9. The communication system as recited in claim 8 wherein the transmitting platform has a top surface made of a dielectric material.

10. The communication system as recited in claim 8 wherein the transmitting platform has a bottom surface including a a solid sheet of copper.

11. The communication system as recited in claim 8 wherein the transmitting platform has a bottom surface and the two termination points are terminated with a resistor to the bottom surface of the transmitting platform.

12. The communication system as recited in claim 8 wherein the driving means includes a power splitter.

13. The communication system as recited in claim 8 wherein the receive antennas each are a segment of strip-line having a width corresponding to a width of the circular strip-line of the transmitting antenna.

14. The communication system as recited in claim 8 wherein the receiving means are maintained a second predetermined distance from a plane of the two receive antennas.

15. A communication system for transmitting data between a transmitting platform and a receiving platform, the transmitting and receiving platforms moving relative to each other, comprising:

a transmitting antenna located on the transmitting platform, the transmitting antenna having at least two concentric circular strip-lines wherein the radial spacing between the two concentric circular strip-lines is less than the radius of the two concentric circles, and each of the concentric circular strip-lines has at least two feedpoints between diametrically opposed and at least two terminations points being diametrically opposed and 90.degree. from the at least two feedpoints;

driving means for inputting data to the transmitting antenna;

a receive antenna located on the receiving platform and being maintained a first predetermined distance from a plane of the transmitting antenna; and

receiving means for receiving data from the receive antenna.

16. The communication system as recited in claim 15 wherein the transmitting platform has a top surface made of a dielectric material.

17. The communication system as recited in claim 15 wherein the transmitting platform has a bottom surface including a solid sheet of copper.

18. The communication system as recited in claim 15 wherein the transmitting platform has a bottom surface, and the termination points are terminated with a resistor to the bottom surface of the transmitting platform.

19. The communication system as recited in claim 15 wherein the driving means includes a power splitter.

20. The communication system as recited in claim 15 wherein the receive antenna includes at least two segments of strip-line having a width corresponding to a width of the concentric strip-lines of the transmitting antenna.

21. The communication system as recited in claim 5 wherein the receiving means is maintained a second predetermined distance from a plane of the receive antenna.
Description


BACKGROUND OF THE INVENTION

The present invention relates to a communication system and, more particularly, to a system for transmitting data between a transmitting platform and a receiving platform using a strip-line transmission line as the transmitting antenna located on the transmitting platform.

For cross reference purposes, the existence of a concurrently filed application, Ser.

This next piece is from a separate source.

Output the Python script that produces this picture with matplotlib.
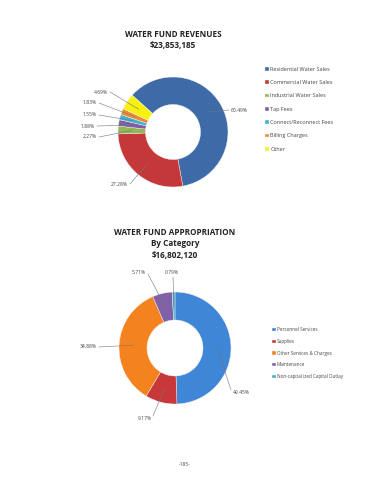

No. 07/316,991, is noted. This application, entitled "Communication System for Transmitting Data Between a Transmitting Antenna Utilizing Leaky Coaxial Cable and a Receive Antenna in Relative Movement to One Another," by Timothy R. Fox and Jerry Posluszny, is commonly owned by the same assignee.

A communication system for transmitting data between a rotating platform and a stationary platform finds particular utility in CT scanners. The data come from a transmitter source and are applied to a suitable modulator that modulates a sinusoidal radio-frequency carrier signal. The modulated carrier signal is applied to the feedpoint of the transmitting antenna. the transmitter carrier source, the suitable modulator and the transmitting antenna are mounted on the transmitting platform, and the transmitting platform is rotating.

The transmission often is achieved using brushes sliding against slip rings to make a set of electrical connections between the rotating and stationary platforms. This mechanical contact causes a number of problems, however. One problem is that the mechanical interface is highly susceptible to wear. A second problem is that the mechanical interface achieves only intermittent electrical contact.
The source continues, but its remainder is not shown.